12th Donatary-Captain of São Miguel
- In office 1720–1723
- Monarch: John V
- Preceded by: José Rodrigo da Câmara
- Succeeded by: José da Câmara Teles
- Constituency: São Miguel

Personal details
- Born: 1712
- Died: 1757 (aged 44–45) Lisbon
- Citizenship: Kingdom of Portugal
- Party: Joana Tomásia da Câmara
- Spouse: Leonor Teresa Maria de Ataíde
- Relations: Guido Augusto da Câmara (brother)
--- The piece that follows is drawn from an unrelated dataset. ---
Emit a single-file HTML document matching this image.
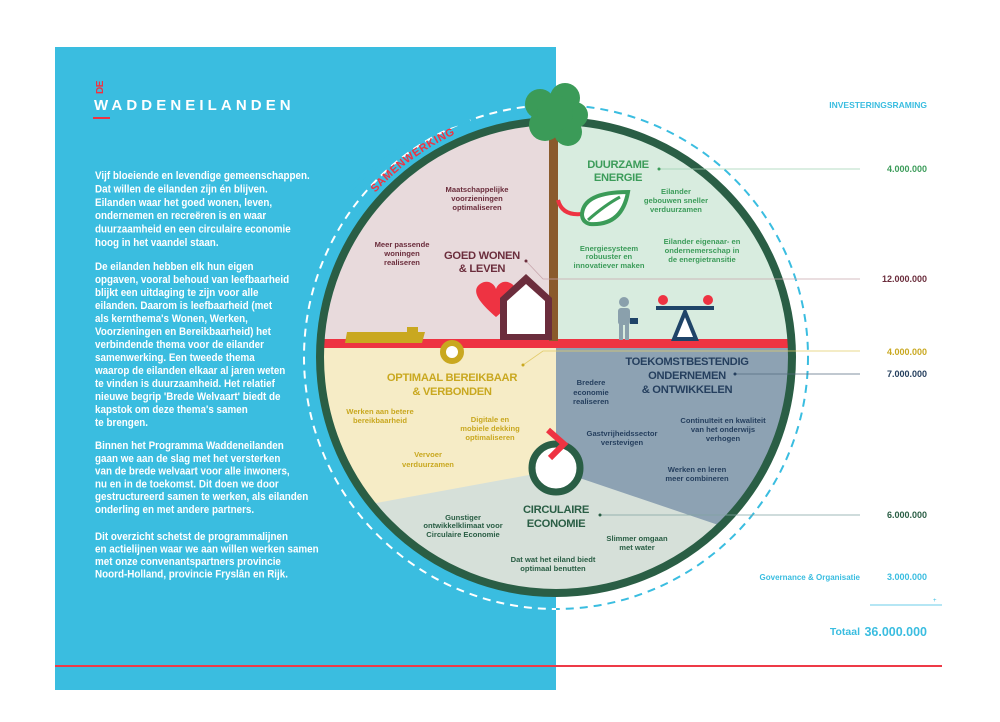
<!DOCTYPE html>
<html><head><meta charset="utf-8"><style>
html,body{margin:0;padding:0;background:#fff;}
svg{display:block;font-family:"Liberation Sans",sans-serif;}
.lt{fill:#fff;font-weight:bold;font-size:11.2px;}
.s{font-size:7.6px;font-weight:bold;text-anchor:middle;}
.h{font-size:11.2px;font-weight:bold;text-anchor:middle;letter-spacing:-0.3px;}
.n{font-size:9px;font-weight:bold;text-anchor:end;}
</style></head><body>
<svg width="1000" height="722" viewBox="0 0 1000 722">
<defs>
<clipPath id="cc"><circle cx="556" cy="357" r="234"/></clipPath>
<clipPath id="lh"><rect x="0" y="0" width="556" height="722"/></clipPath>
<clipPath id="rh"><rect x="556" y="0" width="444" height="722"/></clipPath>
<path id="arc" d="M 354 220 A 244 244 0 0 1 488 122"/>
</defs>
<rect x="0" y="0" width="1000" height="722" fill="#fff"/>
<rect x="55" y="47" width="501" height="643" fill="#3abde0"/>
<line x1="55" y1="666" x2="942" y2="666" stroke="#ee3a47" stroke-width="2"/>

<!-- logo -->
<text transform="translate(103,94) rotate(-90)" font-size="10" font-weight="bold" fill="#ee3342" letter-spacing="-0.5">DE</text>
<text x="94" y="110" font-size="15" font-weight="bold" fill="#fff" letter-spacing="4.1">WADDENEILANDEN</text>
<rect x="93" y="117" width="17" height="2" fill="#ee3342"/>

<!-- left text -->
<g class="lt" transform="translate(95,0) scale(0.88,1)">
<text x="0" y="179">Vijf bloeiende en levendige gemeenschappen.</text>
<text x="0" y="192.4">Dat willen de eilanden zijn én blijven.</text>
<text x="0" y="205.8">Eilanden waar het goed wonen, leven,</text>
<text x="0" y="219.2">ondernemen en recreëren is en waar</text>
<text x="0" y="232.6">duurzaamheid en een circulaire economie</text>
<text x="0" y="246">hoog in het vaandel staan.</text>
<text x="0" y="270">De eilanden hebben elk hun eigen</text>
<text x="0" y="283">opgaven, vooral behoud van leefbaarheid</text>
<text x="0" y="296">blijkt een uitdaging te zijn voor alle</text>
<text x="0" y="309">eilanden. Daarom is leefbaarheid (met</text>
<text x="0" y="322">als kernthema's Wonen, Werken,</text>
<text x="0" y="335">Voorzieningen en Bereikbaarheid) het</text>
<text x="0" y="348">verbindende thema voor de eilander</text>
<text x="0" y="361">samenwerking. Een tweede thema</text>
<text x="0" y="374">waarop de eilanden elkaar al jaren weten</text>
<text x="0" y="387">te vinden is duurzaamheid. Het relatief</text>
<text x="0" y="400">nieuwe begrip 'Brede Welvaart' biedt de</text>
<text x="0" y="413">kapstok om deze thema's samen</text>
<text x="0" y="426">te brengen.</text>
<text x="0" y="449">Binnen het Programma Waddeneilanden</text>
<text x="0" y="461.8">gaan we aan de slag met het versterken</text>
<text x="0" y="474.6">van de brede welvaart voor alle inwoners,</text>
<text x="0" y="487.4">nu en in de toekomst. Dit doen we door</text>
<text x="0" y="500.2">gestructureerd samen te werken, als eilanden</text>
<text x="0" y="513">onderling en met andere partners.</text>
<text x="0" y="540">Dit overzicht schetst de programmalijnen</text>
<text x="0" y="552.5">en actielijnen waar we aan willen werken samen</text>
<text x="0" y="565">met onze convenantspartners provincie</text>
<text x="0" y="577.5">Noord-Holland, provincie Fryslân en Rijk.</text>
</g>

<!-- dashed circle -->
<circle cx="556" cy="357" r="252" fill="none" stroke="#fff" stroke-width="2" stroke-dasharray="8 6" clip-path="url(#lh)"/>
<circle cx="556" cy="357" r="252" fill="none" stroke="#3abde0" stroke-width="2" stroke-dasharray="8 6" clip-path="url(#rh)"/>
<path d="M 350 190 A 252 252 0 0 1 470 120" fill="none" stroke="#3abde0" stroke-width="4"/>

<!-- circle sections -->
<g clip-path="url(#cc)">
<rect x="300" y="100" width="520" height="520" fill="#d6e0d9"/>
<rect x="300" y="100" width="256" height="244" fill="#e8dadc"/>
<rect x="556" y="100" width="264" height="244" fill="#d8ecdf"/>
<polygon points="300,347 556,347 556,470 300,517" fill="#f6ecc6"/>
<polygon points="556,347 810,347 810,556 556,470" fill="#8da2b3"/>
<rect x="300" y="339" width="520" height="9" fill="#ee3342"/>
</g>
<circle cx="556" cy="357" r="236" fill="none" stroke="#2a5e45" stroke-width="8"/>

<!-- samenwerking -->
<text font-size="11" font-weight="bold" fill="#ee3342" letter-spacing="0.6"><textPath href="#arc" startOffset="50%" text-anchor="middle">SAMENWERKING</textPath></text>

<!-- tree -->
<rect x="549" y="130" width="9" height="211" fill="#8a5a2c"/>
<g fill="#3b9b58">
<circle cx="540" cy="104" r="15"/><circle cx="565" cy="98" r="15"/><circle cx="575" cy="115" r="13"/>
<circle cx="545" cy="125" r="16"/><circle cx="568" cy="132" r="14"/><circle cx="555" cy="113" r="18"/>
</g>
<!-- leaf -->
<path d="M558 200 Q562 216 582 214" fill="none" stroke="#ee3342" stroke-width="4"/>
<path d="M582 214 Q584 192 628 192 Q622 226 590 224 Q582 222 582 214 Z" fill="#fff" stroke="#3b9b58" stroke-width="4"/>
<path d="M588 220 Q605 205 620 197" fill="none" stroke="#3b9b58" stroke-width="3"/>
<!-- heart & house -->
<path d="M496 317 C476 300 472 290 480 284 C487 279 494 283 496 289 C498 283 505 279 512 284 C520 290 516 300 496 317 Z" fill="#ee3342"/>
<polygon points="500,340 500,298 526,274 552,298 552,340" fill="#6b2d3c"/>
<polygon points="507,334 507,301 526,284 545,301 545,334" fill="#fff"/>
<!-- boat -->
<path d="M347 332 L407 332 L407 327 L418 327 L418 332 L425 332 L422 343 L345 343 Z" fill="#c9a820"/>
<circle cx="452" cy="352" r="9" fill="#fff" stroke="#c9a820" stroke-width="6"/>
<!-- person -->
<g fill="#8aa0ac"><circle cx="624" cy="302" r="5"/><rect x="618" y="308" width="12" height="17" rx="3"/><rect x="619" y="324" width="4" height="16"/><rect x="625" y="324" width="4" height="16"/></g>
<rect x="630" y="318" width="8" height="6" fill="#1f4468"/>
<!-- seesaw -->
<circle cx="663" cy="300" r="5" fill="#ee3342"/><circle cx="708" cy="300" r="5" fill="#ee3342"/>
<rect x="656" y="306" width="58" height="4" fill="#1f4468"/>
<polygon points="685,312 674,339 696,339" fill="#fff" stroke="#1f4468" stroke-width="4"/>
<!-- ring -->
<circle cx="556" cy="468" r="24" fill="#fff" stroke="#2a5e45" stroke-width="7"/>
<polyline points="548,430 564,444 550,458" fill="none" stroke="#ee3342" stroke-width="6"/>

<!-- connectors -->
<g stroke-width="0.8" fill="none">
<line x1="659" y1="169" x2="860" y2="169" stroke="#9fd1b0"/>
<polyline points="526,261 543,279 860,279" stroke="#c7a6ad"/>
<polyline points="523,365 543,351 860,351" stroke="#e2cb6a"/>
<line x1="735" y1="374" x2="860" y2="374" stroke="#566b80"/>
<line x1="600" y1="515" x2="860" y2="515" stroke="#7fa3a0"/>
<line x1="870" y1="605" x2="942" y2="605" stroke="#3abde0"/>
</g>
<g><circle cx="659" cy="169" r="1.5" fill="#3c9c5a"/><circle cx="526" cy="261" r="1.5" fill="#6b2d3c"/><circle cx="523" cy="365" r="1.5" fill="#c9a820"/><circle cx="735" cy="374" r="1.5" fill="#253f5e"/><circle cx="600" cy="515" r="1.5" fill="#2a5e45"/></g>

<!-- section labels -->
<g fill="#3c9c5a">
<text class="h" x="618" y="168">DUURZAME</text><text class="h" x="618" y="181">ENERGIE</text>
<text class="s" x="676" y="194">Eilander</text><text class="s" x="676" y="203">gebouwen sneller</text><text class="s" x="676" y="212">verduurzamen</text>
<text class="s" x="609" y="251">Energiesysteem</text><text class="s" x="609" y="259">robuuster en</text><text class="s" x="609" y="268">innovatiever maken</text>
<text class="s" x="702" y="244">Eilander eigenaar- en</text><text class="s" x="702" y="253">ondernemerschap in</text><text class="s" x="702" y="262">de energietransitie</text>
</g>
<g fill="#6b2d3c">
<text class="s" x="477" y="192">Maatschappelijke</text><text class="s" x="477" y="201">voorzieningen</text><text class="s" x="477" y="210">optimaliseren</text>
<text class="s" x="402" y="247">Meer passende</text><text class="s" x="402" y="256">woningen</text><text class="s" x="402" y="265">realiseren</text>
<text class="h" x="482" y="259">GOED WONEN</text><text class="h" x="482" y="272">&amp; LEVEN</text>
</g>
<g fill="#c9a820">
<text class="h" x="452" y="381">OPTIMAAL BEREIKBAAR</text><text class="h" x="452" y="395">&amp; VERBONDEN</text>
<text class="s" x="380" y="414">Werken aan betere</text><text class="s" x="380" y="423">bereikbaarheid</text>
<text class="s" x="490" y="422">Digitale en</text><text class="s" x="490" y="431">mobiele dekking</text><text class="s" x="490" y="440">optimaliseren</text>
<text class="s" x="428" y="457">Vervoer</text><text class="s" x="428" y="467">verduurzamen</text>
</g>
<g fill="#253f5e">
<text class="h" x="687" y="365">TOEKOMSTBESTENDIG</text><text class="h" x="687" y="379">ONDERNEMEN</text><text class="h" x="687" y="393">&amp; ONTWIKKELEN</text>
<text class="s" x="591" y="385">Bredere</text><text class="s" x="591" y="395">economie</text><text class="s" x="591" y="404">realiseren</text>
<text class="s" x="622" y="436">Gastvrijheidssector</text><text class="s" x="622" y="445">verstevigen</text>
<text class="s" x="723" y="423">Continuïteit en kwaliteit</text><text class="s" x="723" y="432">van het onderwijs</text><text class="s" x="723" y="441">verhogen</text>
<text class="s" x="697" y="472">Werken en leren</text><text class="s" x="697" y="481">meer combineren</text>
</g>
<g fill="#2a5e45">
<text class="h" x="556" y="513">CIRCULAIRE</text><text class="h" x="556" y="527">ECONOMIE</text>
<text class="s" x="463" y="520">Gunstiger</text><text class="s" x="463" y="528">ontwikkelklimaat voor</text><text class="s" x="463" y="537">Circulaire Economie</text>
<text class="s" x="637" y="541">Slimmer omgaan</text><text class="s" x="637" y="550">met water</text>
<text class="s" x="553" y="562">Dat wat het eiland biedt</text><text class="s" x="553" y="571">optimaal benutten</text>
</g>

<!-- right column -->
<text class="n" x="927" y="108" fill="#3abde0" style="font-size:8.5px">INVESTERINGSRAMING</text>
<text class="n" x="927" y="172" fill="#3c9c5a">4.000.000</text>
<text class="n" x="927" y="282" fill="#6b2d3c">12.000.000</text>
<text class="n" x="927" y="355" fill="#c9a820">4.000.000</text>
<text class="n" x="927" y="377" fill="#253f5e">7.000.000</text>
<text class="n" x="927" y="518" fill="#2a5e45">6.000.000</text>
<text class="n" x="860" y="580" fill="#3abde0" style="font-size:8px">Governance &amp; Organisatie</text>
<text class="n" x="927" y="580" fill="#3abde0">3.000.000</text>
<text x="933" y="602" fill="#3abde0" font-size="6">+</text>
<text class="n" x="860" y="635" fill="#3abde0" style="font-size:10.5px">Totaal</text>
<text class="n" x="927" y="636" fill="#3abde0" style="font-size:12.5px">36.000.000</text>
</svg>
</body></html>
= José da Câmara Teles, 4th Count of Ribeira Grande =

José da Câmara Teles (1712 in Lisbon - 1757 in Lisbon), member of the Azorean dynastic House of Camara, he was son of Luís Manuel da Câmara, third Count of Ribeira Grande and made 13th Donatary-Captain of the island of São Miguel following his father's death (who never received the title directly). An absentee captain, he was forced to return to the island by the King.

==Biography==
===Early life===
He was born in Lisbon in 1712, and educated in Paris, where his father was posted to the Corte of King Louis XIV

He married D. Margarida de Lorena e Távora, daughter of the 2nd Count of Alvor, Bernardo Filipe Nery de Távora and D. Joana de Lorena, in 1728.

They raised two children, a son died young, while their daughter Joana Tomásia da Câmara, would become Countess of Ribeira Grande, who was forced to marry her uncle (Guido Augusto da Câmara, brother of José Rodrigo da Câmara).

===Donatary-Captain===
José Teles was master of a grand House, accumulated from the hereditary privileges of his grandfather and all the donatary captains, alcaldes, and commanders of the Order of Christ (including commander of the Port of Mujas and Port of Ervagens on the island of São Miguel). He became, consequently, the 11th Donatary-Captain, and 8th alcalde of the Fort of São Brás since 1724, at the time of his grandfather's death. Yet, he was reluctant to visit his captaincy, until the King, as a requirement of the municipal councils of the Kingdom, by royal proclamation on 8 March 1740, ordered him to São Miguel.

He returned to his ancestral home to find it insolvent, depleted from the expenditures of his father in France. He remained in Ponta Delgada for ten years, dedicating himself to the administration of his grandfather's factories in Ribeira Grande.

===Later life===
José da Câmara Teles returned to Corte in 1752, obtaining the post of Colonel in the infantry, but died in 1757 (at the age of 45).